We therefore believe that it is far better to stick to durable and long-term tax saving strategies such as:
- Pension contributions
- Incorporation. If you aren’t already incorporated, get some advice from a specialist. If you are already incorporated, is your company structure as efficient as it can be?
- Alternatives that are not considered “schemes”
How the government propose to attack tax avoidance
As announced in the Autumn Statement, a few things on the horizon:
A new information disclosure and penalty regime will be introduced for certain types of promoters of avoidance schemes. Clients of these promoters will also have certain obligations, including identifying themselves to HMRC.
Penalties in failed avoidance schemes
Where HMRC has officially defeated a tax avoidance scheme, other users of the scheme will be required to concede their position to reflect the decision. HMRC will then issue a notice to all users of the scheme requiring them to amend their return, or advise HMRC why they believe they should not. A tax-geared penalty will be charged if the users fail to amend their return when they should.
Accelerated tax payment in avoidance cases
There will also be a requirement introduced by the 2014 Finance Bill to pay the tax in dispute in a tax avoidance enquiry when HMRC issues an ‘avoidance follower penalty notice’. At present taxpayers in most cases can hold on to the disputed tax during an investigation. This can take a number of years, and some taxpayers may enter into avoidance schemes primarily for the cash flow benefit.
Will this really stop the problem?
It is apparent that there is much scepticism on whether any new measures will impact the problem significantly.
Even the government’s own calculations suggest that the General Anti Avoidance Rule will only reduce tax avoidance by 1% at best, of the estimated £25billion lost each year through tax avoidance measures.
For starters, the Anti Avoidance Rule’s definition of tax abuse is far too narrow – even the big scandals in the press (Google, Amazon, Starbucks) lately wouldn’t have fallen foul.

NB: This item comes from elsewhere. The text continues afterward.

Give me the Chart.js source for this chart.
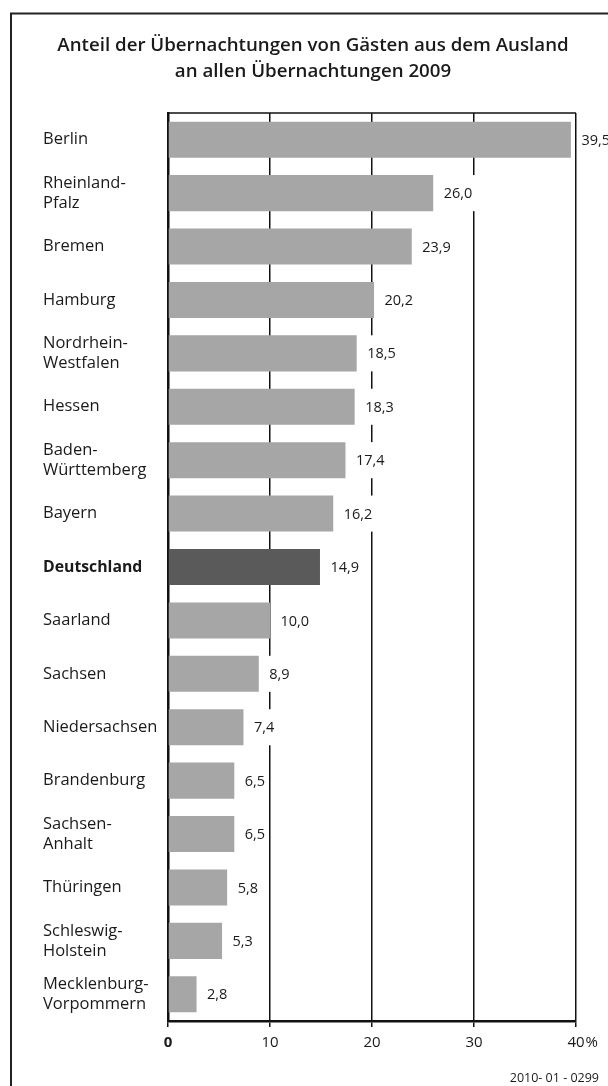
<!DOCTYPE html>
<html lang="de">
<head>
<meta charset="utf-8">
<title>Übernachtungen von Gästen aus dem Ausland 2009</title>
<script src="https://cdn.jsdelivr.net/npm/chart.js@4/dist/chart.umd.min.js"></script>
<style>
  html, body { margin: 0; padding: 0; background: #fff; }
  canvas { display: block; }
</style>
</head>
<body>
<canvas id="gaesteChart" width="608" height="1086"></canvas>
<script>
// -----------------------------
// Daten
// -----------------------------
const laender = [
  "Berlin", ["Rheinland-", "Pfalz"], "Bremen", "Hamburg", ["Nordrhein-", "Westfalen"],
  "Hessen", ["Baden-", "Württemberg"], "Bayern", "Deutschland", "Saarland", "Sachsen",
  "Niedersachsen", "Brandenburg", ["Sachsen-", "Anhalt"], "Thüringen",
  ["Schleswig-", "Holstein"], ["Mecklenburg-", "Vorpommern"]
];
const anteil = [39.5, 26.0, 23.9, 20.2, 18.5, 18.3, 17.4, 16.2, 14.9, 10.0, 8.9, 7.4, 6.5, 6.5, 5.8, 5.3, 2.8];
const xTicks = [0, 10, 20, 30, 40];
const titel = ["Anteil der Übernachtungen von Gästen aus dem Ausland", "an allen Übernachtungen 2009"];
const quelle = "2010- 01 - 0299";
const gesamt = "Deutschland";

const FONT = "'Open Sans', 'DejaVu Sans', sans-serif";
const GRAU = "#a6a6a6";
const DUNKEL = "#5a5a5a";
const TEXT = "#1a1a1a";

const istGesamt = i => laender[i] === gesamt;
const deZahl = v => v.toFixed(1).replace(".", ",");

// -----------------------------
// Rahmen, Titel, Quelle
// -----------------------------
const rahmenPlugin = {
  id: "rahmen",
  beforeDraw(chart) {
    const ctx = chart.ctx;
    ctx.save();
    ctx.fillStyle = "#fff";
    ctx.fillRect(0, 0, chart.width, chart.height);
    ctx.strokeStyle = "#222";
    ctx.lineWidth = 2;
    ctx.strokeRect(11, 13.5, 700, 1200);

    ctx.fillStyle = TEXT;
    ctx.textAlign = "center";
    ctx.textBaseline = "middle";
    ctx.font = "600 18.7px " + FONT;
    ctx.fillText(titel[0], 313, 46);
    ctx.fillText(titel[1], 313, 72);

    ctx.textAlign = "right";
    ctx.font = "12.5px " + FONT;
    ctx.fillText(quelle, 599, 1078);
    ctx.restore();
  },
  beforeDatasetsDraw(chart) {
    // obere Begrenzung der Zeichenfläche
    const { ctx, chartArea } = chart;
    ctx.save();
    ctx.strokeStyle = "#111";
    ctx.lineWidth = 1.5;
    ctx.beginPath();
    ctx.moveTo(chartArea.left, chartArea.top);
    ctx.lineTo(chartArea.right, chartArea.top);
    ctx.stroke();
    ctx.restore();
  },
  afterDatasetsDraw(chart) {
    // Werte rechts neben den Balken, auf weißem Grund
    const ctx = chart.ctx;
    const meta = chart.getDatasetMeta(0);
    ctx.save();
    ctx.font = "14.5px " + FONT;
    ctx.textBaseline = "middle";
    ctx.textAlign = "left";
    meta.data.forEach((bar, i) => {
      const txt = deZahl(anteil[i]);
      const tx = bar.x + 10.5;
      const w = ctx.measureText(txt).width;
      ctx.fillStyle = "#fff";
      ctx.fillRect(tx - 4, bar.y - bar.height / 2, w + 7, bar.height);
      ctx.fillStyle = TEXT;
      ctx.fillText(txt, tx, bar.y + 1);
    });
    ctx.restore();
  },
  afterDraw(chart) {
    // Prozentzeichen hinter dem letzten Skalenwert
    const ctx = chart.ctx;
    const xs = chart.scales.x;
    const letzter = xTicks[xTicks.length - 1];
    ctx.save();
    ctx.font = "15px " + FONT;
    const w = ctx.measureText(String(letzter)).width;
    ctx.fillStyle = TEXT;
    ctx.textAlign = "left";
    ctx.textBaseline = "middle";
    ctx.fillText("%", xs.getPixelForValue(letzter) + w / 2 + 1, chart.chartArea.bottom + 22);
    ctx.restore();
  }
};

// -----------------------------
// Chart.js Balkendiagramm
// -----------------------------
new Chart(document.getElementById("gaesteChart"), {
  type: "bar",
  data: {
    labels: laender,
    datasets: [{
      data: anteil,
      backgroundColor: ctx => istGesamt(ctx.dataIndex) ? DUNKEL : GRAU,
      borderWidth: 0,
      categoryPercentage: 1,
      barPercentage: 0.675
    }]
  },
  options: {
    indexAxis: "y",
    responsive: false,
    animation: false,
    layout: { padding: { top: 113, left: 43, right: 32, bottom: 0 } },
    plugins: {
      legend: { display: false },
      tooltip: { enabled: false }
    },
    scales: {
      x: {
        min: xTicks[0],
        max: xTicks[xTicks.length - 1],
        afterBuildTicks: scale => { scale.ticks = xTicks.map(v => ({ value: v })); },
        afterFit: scale => { scale.height = 65; },
        grid: {
          color: "#111",
          lineWidth: 1.5,
          drawTicks: true,
          tickLength: 6,
          tickColor: "#111",
          tickWidth: 1.5
        },
        border: { display: true, color: "#111", width: 2.5 },
        ticks: {
          padding: 7,
          color: TEXT,
          callback: v => String(v),
          font: ctx => ({
            family: FONT,
            size: 15,
            weight: ctx.tick && ctx.tick.value === 0 ? "bold" : "normal"
          })
        }
      },
      y: {
        afterFit: scale => { scale.width = 125; },
        grid: { display: false },
        border: { display: true, color: "#111", width: 2.5 },
        ticks: {
          crossAlign: "far",
          color: TEXT,
          autoSkip: false,
          font: ctx => ({
            family: FONT,
            size: istGesamt(ctx.index) ? 15.8 : 16.5,
            lineHeight: 20 / 16.5,
            weight: istGesamt(ctx.index) ? "bold" : "normal"
          })
        }
      }
    }
  },
  plugins: [rahmenPlugin]
});
</script>
</body>
</html>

Secondly, the test that has been defined as to when the Rule can be used is so tight and complex that few tax avoidance schemes will be covered. It pays mention to that when a “reasonable course of action can or cannot be taken” and typically the people conducting these tests, who have been selected from the tax avoidance industry, will have a range of views on what “reasonable” could be.
No Prevention Method
Another key point is that there is no “clearance system” attached to this Rule. As in there is no channel with HMRC for the taxpayer to propose a transactions/s and be advised if they are within or outside the scope. This means no prevention method is in place.
Down to HMRC
Finally, the Rule requires HMRC to show that a scheme is abusive rather than the taxpayer to show why it is not, putting the responsibly into the hands of a government with their hands already full.
It seems like the introduction of the big scary “Anti Avoidance Rule” is aimed to deter perhaps more than tackle, although it is clear that it is a hot and ongoing topic.
There is no question though, unless you are specifically “pro-risk” then legitimate, robust and long-term tax saving strategies will ensure you are tax compliant, paying the right amount of tax (but no more) in the right place and at the right time.